(Records with drawing code)
▼▼▼

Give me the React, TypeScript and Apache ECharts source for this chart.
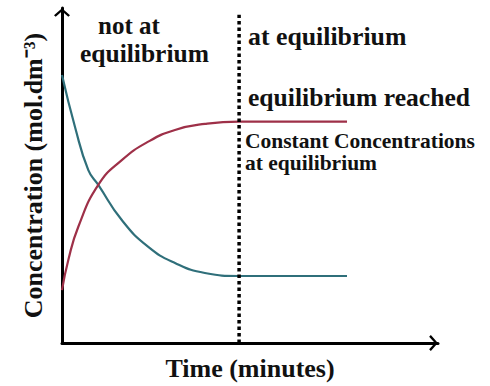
import React, { useEffect, useRef } from "react";
import * as echarts from "echarts";

const reactantX = [0, 3.46, 7.0, 9.65, 15.9, 22.95, 30.05, 38.0, 47.1, 75.8];
const reactantY = [80, 64.5, 51.6, 47.2, 36.7, 28.7, 23.9, 20.9, 20, 20];
const productX = [0, 1.68, 4.34, 9.65, 15.9, 22.95, 30.05, 38.0, 47.1, 75.8];
const productY = [15.8, 24.8, 34.7, 47.2, 54.6, 60.1, 63.6, 65.4, 66.1, 66.1];
const equilibriumTime = 47.1;
const dividerTop = 98;

const annotationTexts = [
  "not at",
  "equilibrium",
  "at equilibrium",
  "equilibrium reached",
  "Constant Concentrations",
  "at equilibrium",
];
const annotationPos = [
  [98, 25, 25],
  [80, 53, 25.5],
  [248, 36, 25.8],
  [248, 97, 25.6],
  [245, 141, 21.5],
  [245, 163, 21.5],
];

const FONT = "Liberation Serif";
const CHEVRON = "path://M0,7 L8,0 L16,7 L14.3,8.7 L8,3 L1.7,8.7 Z";

export default function App() {
  const ref = useRef<HTMLDivElement>(null);
  useEffect(() => {
    if (!ref.current) return;
    const chart = echarts.init(ref.current, null, { renderer: "svg" });
    const axisLine = {
      show: true,
      symbol: ["none", CHEVRON],
      symbolSize: [16, 9],
      symbolOffset: [0, -4.5],
      lineStyle: { color: "#000", width: 3 },
    };
    chart.setOption({
      animation: false,
      backgroundColor: "#fff",
      title: annotationTexts.map((t, i) => {
        const [x, y, s] = annotationPos[i];
        return {
          text: t,
          left: x,
          top: y - s / 2,
          padding: 0,
          textStyle: {
            fontFamily: FONT,
            fontWeight: "bold",
            fontSize: s,
            color: "#111",
            lineHeight: s,
          },
        };
      }),
      grid: { left: 62, right: 52, top: 8, bottom: 43 },
      xAxis: {
        type: "value",
        min: 0,
        max: 100,
        axisLine,
        axisTick: { show: false },
        axisLabel: { show: false },
        splitLine: { show: false },
        name: "Time (minutes)",
        nameLocation: "middle",
        nameGap: 12,
        nameTextStyle: {
          fontFamily: FONT,
          fontWeight: "bold",
          fontSize: 26,
          color: "#111",
          verticalAlign: "top",
        },
      },
      yAxis: {
        type: "value",
        min: 0,
        max: 100,
        axisLine,
        axisTick: { show: false },
        axisLabel: { show: false },
        splitLine: { show: false },
        name: "Concentration (mol.dm⁻³)",
        nameLocation: "middle",
        nameRotate: 90,
        nameGap: 16,
        nameTextStyle: {
          fontFamily: FONT,
          fontWeight: "bold",
          fontSize: 26,
          color: "#111",
        },
      },
      series: [
        {
          type: "line",
          data: reactantX.map((x, i) => [x, reactantY[i]]),
          smooth: 0.5,
          showSymbol: false,
          lineStyle: { color: "#2f6f7a", width: 2.2 },
          z: 3,
        },
        {
          type: "line",
          data: productX.map((x, i) => [x, productY[i]]),
          smooth: 0.5,
          showSymbol: false,
          lineStyle: { color: "#9e3048", width: 2.2 },
          z: 3,
        },
        {
          type: "line",
          data: [
            [equilibriumTime, 0],
            [equilibriumTime, dividerTop],
          ],
          showSymbol: false,
          lineStyle: { color: "#000", width: 3.5, type: [3.5, 3] },
          z: 4,
        },
      ],
    });
    return () => chart.dispose();
  }, []);
  return <div ref={ref} style={{ width: 490, height: 386, position: "absolute", left: 0, top: 0 }} />;
}
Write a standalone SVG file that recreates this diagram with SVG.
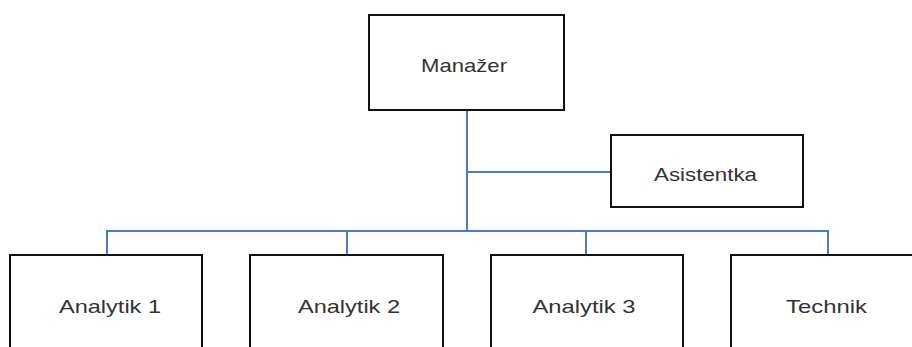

▲▲▲

Pull out every line of the records that includes the string "this".

● RIGHT ANSWER
Give me the React, TypeScript and Apache ECharts source for this chart.
Write a standalone SVG file that recreates this diagram with SVG.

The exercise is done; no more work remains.